The Gain of a node is the Analysis % for the node divided by the Analysis % in the root node |
Gini |
The Gini Impurity measure for the node (range = 0 to 1)
Calculated from “1 - Sum of Squared Probabilities of membership to each group” |
Chi Square |
This provides a measure of association between the dimension being examined and the probability that someone is in the analysis selection. |
Cramer’s V |
This provides a measure of association between the dimension being examined and the probability that someone is in the analysis selection. It is a commonly used measure for assessing the association in a 2-way contingency table, based on the Chi-square value, but adjusting for the number of records and the shape of the table.
A modified version of the traditional formula is used, to allow for the fact that all statistics are based on a binary response (analysis vs non-analysis). Instead of the standard formula shown below, the divisor is always (r-1) rather than the minimum, since c is always 2. The divisor is essentially the number of categories minus one. |
Z-Score |
The Z-Score of a node measures the significance of any difference in terms of Analysis %, between this node and its parent, or between a dimension value and the dimension overall. Z-Score = (Difference in Analysis %) / Standard Error Standard Error = Sqrt (Parent Analysis % * (1-Parent Analysis %) / Node Base Count)
|
Minimum Z Score (after splits) |
This is a measure of how different the least distinct child node is compared to the parent node. When a split is made, a Z-Score is calculated for each of the child nodes and this measure is the minimum (absolute) value of these scores. |
Power |
The power of a Decision Tree model measures how good the Decision Tree is at identifying records in the Analysis selection. It ranges between 0 and 1 (best)
The power is in fact calculated from the Gains Chart curves and is based on the distance between the Decision Tree line and the Random and Hindsight lines. The power is the ratio of (the area between the Decision Tree and Random Line) to (the area between the Hindsight Line and Random Line). |
Significance |
The significance of the split is assessed using a Chi Square test to measure the association between the child nodes and the analysis selection.

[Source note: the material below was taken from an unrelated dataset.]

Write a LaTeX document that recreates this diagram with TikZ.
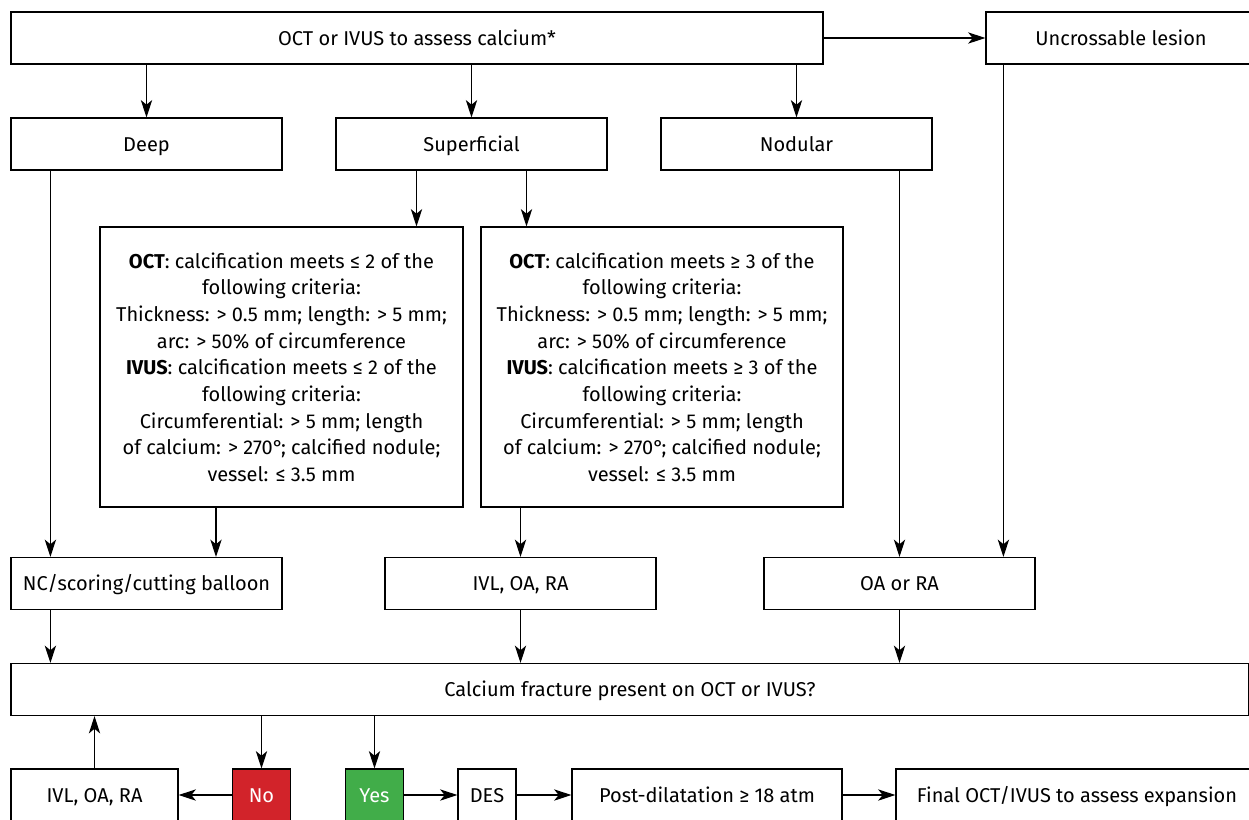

The Significance figure is calculated as - Log10 (P value), where the P value is taken directly from the Chi Square test. The smaller the P value the more significant the child nodes. Typically the values are so small they appear as 0.0000. The Significance value may therefore be more useful. |
Bonferonni Adjustment |
The Bonferonni Adjustment reduces the P value to allow for the fact that multiple dimensions are being used. All it does is divide the P value by the number of splits being considered at a node. The P value is the probability of making a mistake when deciding to use a split (i.e. the probability that you make a split when actually there are no real differences in the data that warrant dividing a node further). Setting a P value of 0.05 means you want the chance of making a mistake to be 5%. This scope for error is divided out between the candidate splits, so that if you had 5 splits, you would limit your scope for error to 1% for each split. This is a very conservative approach, but does mean that your probability of making a mistake is no more than 5% (the P value) overall. |
Measures used in the Next Splits
The Next Splits panel displays statistics both before and after a split is created.
The "Before Splits" statistics are based on all the individual categories in the dimension. For example, the Chi Square (Before Splits) statistic for the Income variable, will be based on an 11 x 2 contingency table, since there are 11 income bands.
The "After Splits" statistics are based on the branches created during the split. For example, the Chi Square (After Splits) statistic for the Income variable, will be based on an 2 x 2 contingency table, since there are only 2 branches, despite there being 11 income bands.
The "Minimum Z Score (after splits)" statistic is also based on the branches, and is set to be the lowest Z Score associated with each of the branches.